The Canadian May employment report is due today at 1230GMT

The two 'headline' results …

Employment change

  • expected +23.5K, prior -1.1K

Unemployment rate:

  • expected 5.8%, prior 5.8%

Also:

  • 3.2% expected for hourly earnings (permanent), prior 3.3%

Preview via:

RBC:

  • We are forecasting a trend-like 15K gain in employment in May after a slight (1K) fall in April, with the unemployment rate expected to be steady at the multi-decade low of 5.8%.
  • The details in April were actually firmer than the headline would indicate, with full-time employment up 30K and wage growth continuing to print above 3% y/y (permanent workers at 3.3%).
  • A 7% hike in the Quebec minimum wage in May could see some continued firmness on in the latter.
  • Overall, the BoC's preferred wage-common measure - which favours earnings measures from other sources (SEPH, national accounts, productivity accounts) over the LFS - has shown some improvement of late (to 2.5% in Q1).

Scotiabank:

  • Friday's jobs report for May could post a headline improvement in the pace of job creation and perhaps further upward pressure upon wage growth.
  • Recall that the prior report for April was stronger in the details than the headline drop of 1,100 jobs indicated.
  • Excluding youths, jobs were up 21.4k in April as the youth category has been distorting the overall figure throughout the year.

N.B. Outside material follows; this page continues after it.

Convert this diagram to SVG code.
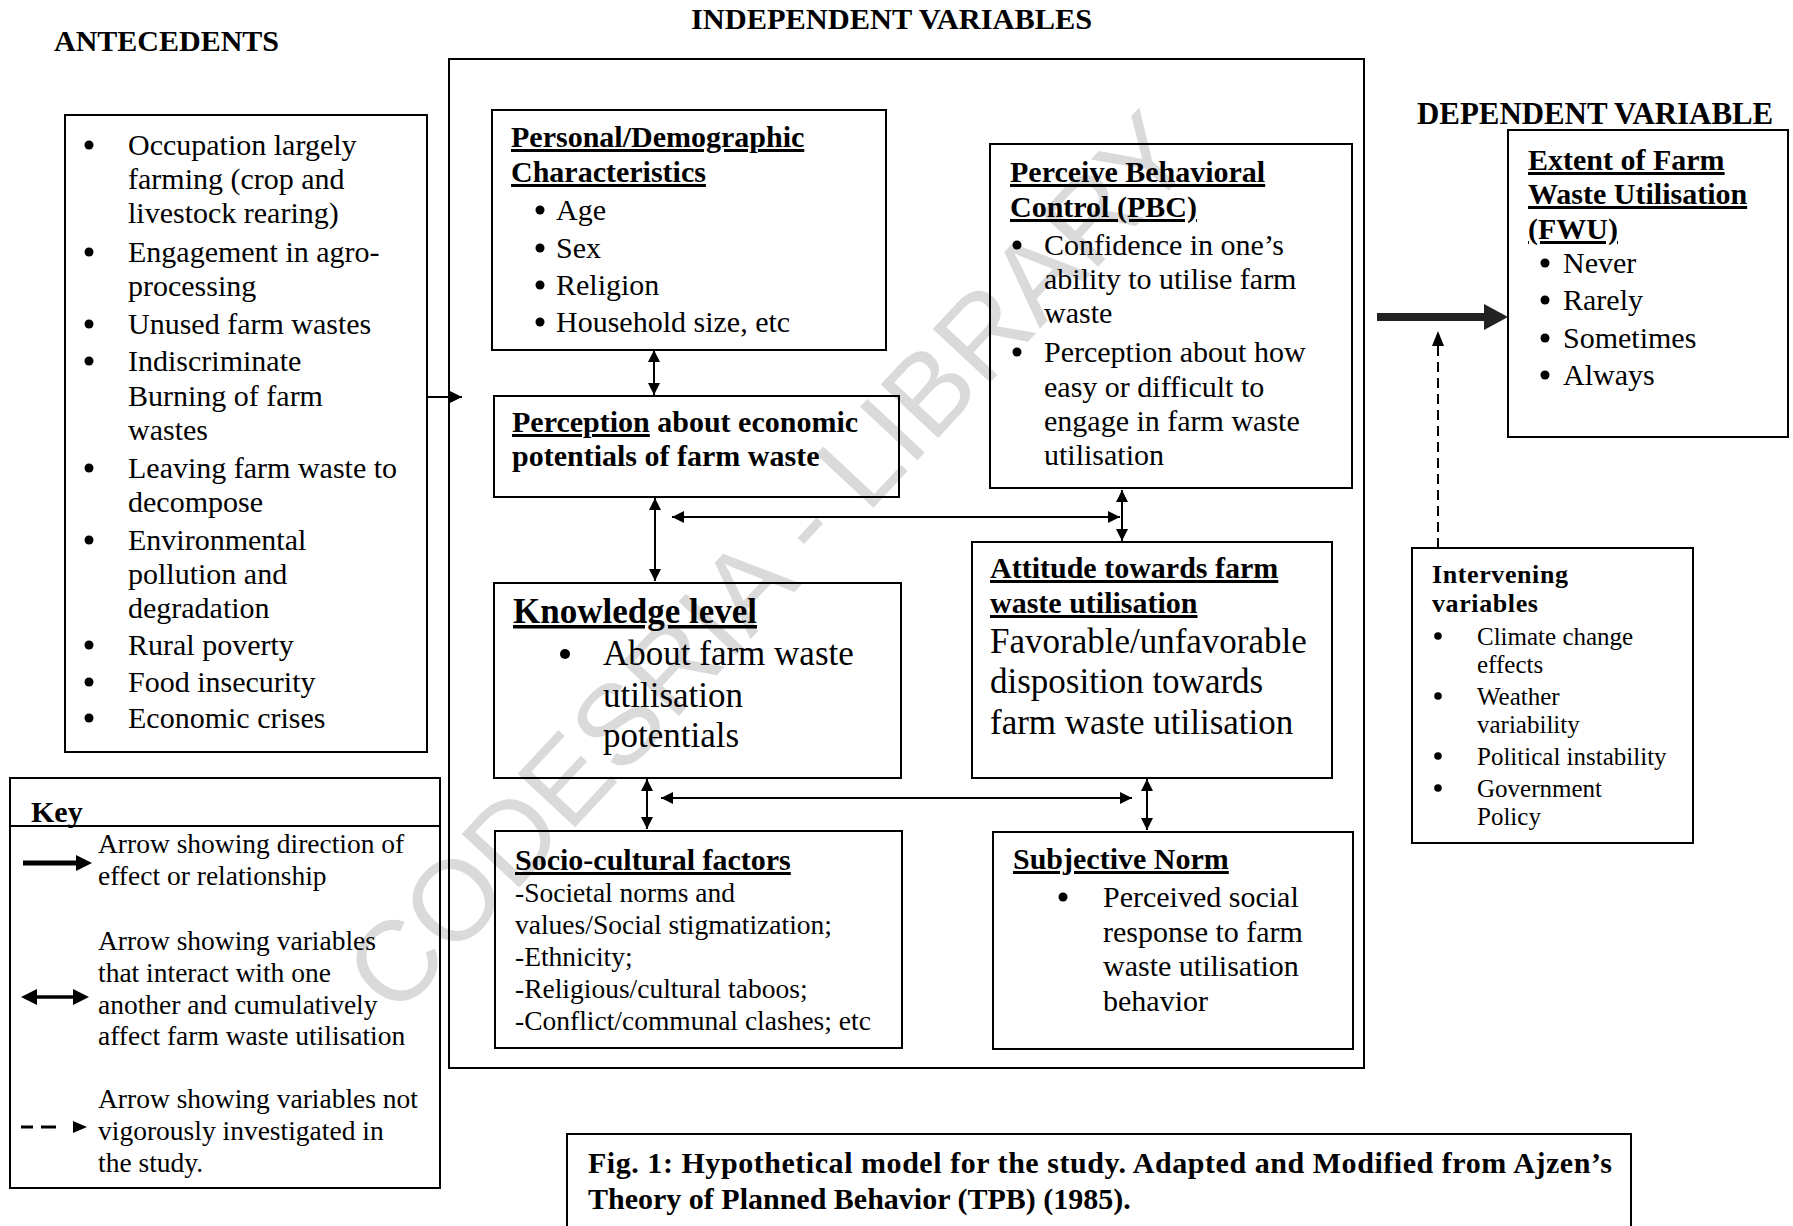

Youth employment fell by about 22k in April. Solid underlying momentum in the ex-youths category has been observed every month this year and it's unclear why the youth category has been this soft.
  • Wage growth is expected to rise somewhat, in part due to the fact that Quebec raised its minimum wage by 7% in May. BC will raise its minimum wage by over 11% in June, then Alberta's minimum wage goes up again in October and Ontario's increases again next January; so legislative changes could impact wage growth-and pass through to affected CPI categories like restaurants and home services-for quite some time yet.